Not long after that trip, Rathore and his team set themselves the task of giving new life to the deadly nets. Last month, Samsung unveiled a new line of Galaxy products—the S22 smartphone, the Book2 Pro laptop, and Tab 8 tablet—made in part from recycled plastic fishing nets. The company estimates that this year alone it can, with the help of its partners, repurpose more than 50 tons of ocean-bound plastic and use the material to fashion into the key components that will go into its smartphones, tablets, and computers, thus taking a bite out of the global ghost gear problem.

“Our planet is choking on plastic”

Samsung isn’t alone. A number of companies are trying to beef up their circular supply chains by developing innovative ways to upcycle some portion of the 300 million metric tons of plastic waste—as the United Nations Environment Programme says, “Our planet is choking on plastic”—we chuck out each year. HP, for example, repurposes discarded ocean plastics to make the components that go into 50 of its products, from laptops to computer monitors.

It’s no small task to give discarded fishing nets a second act. The nets are typically made of a substance called polyamides—commonly known as nylon. This material tends to dramatically degrade the longer it sits in the ocean water and is exposed to the sun’s ultraviolet rays. “This makes it nearly impossible to use discarded and abandoned fishing nets directly, as collected from the ocean and the neighboring coastal areas,” Rathore explains. 

A high-performance smartphone, tablet, or PC has to be waterproof, dustproof, and able to withstand harsh weather conditions, he adds.
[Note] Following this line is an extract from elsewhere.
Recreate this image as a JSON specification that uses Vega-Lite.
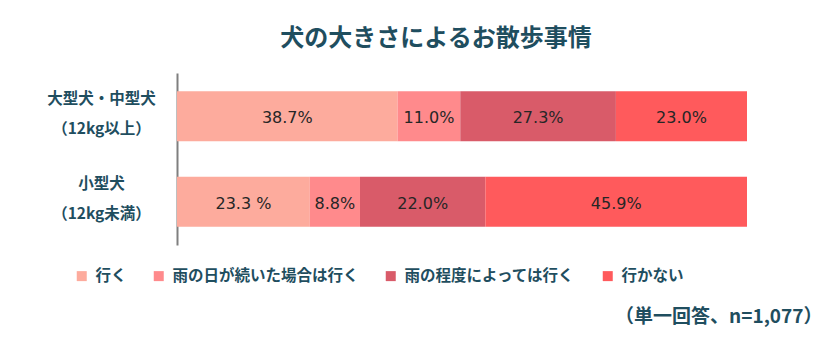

The basic polyamides found in the fishing nets are of a quality that too often falls far short of that level of durability.

To crack that design problem, Samsung last summer teamed with two partners. It called on the Dutch conglomerate Royal DSM, a big corporate champion of cleaning up the world’s waterways, to collect the discarded fishing nets and transform them into tiny polyamide resin pellets, which can be molded into a variety of shapes. For the next step, it enlisted the help of the Korean materials specialist, Hanwha Compound, to fortify that upcycled material so that it meets Samsung’s standards for physical toughness and thermal durability. 

The end result: The partners hit upon an eco-friendly and high-performance plastic material that’s being used to build the component parts for its latest line of smartphones, tablets, and PCs. For example, two parts of the Galaxy S22 mobile phone—the key bracket, a slim piece of plastic attached to the on/off button, and the inner cover to the nook where the phone’s S pen is stored—are made of these fishing-net-derived plastic material. That’s just 20% of the handset, but Samsung aims to use even more upcycled materials in future product lines.

“That’s the hope and ambition,” Rathore says. “We are working on the different [design] challenges that each device throws at us.”

The fishing nets project is part of Samsung’s larger “Galaxy for the Planet” initiative: By 2025 the consumer tech giant aims to use more recycled raw materials in production of its mobile devices, eliminate all plastic from its packaging, and achieve zero waste from its production facilities. 

Rathore sees consumer electronics makers—by any measure, huge consumers of industrial plastics—as playing a big role in diverting plastic waste away from the world’s waterways. He also hopes the launch of the Galaxy S22 will raise awareness of the problem of ghost nets and the threat they pose to the world’s waterways. He says: “These are the two outcomes that I personally would love to see come from this project.”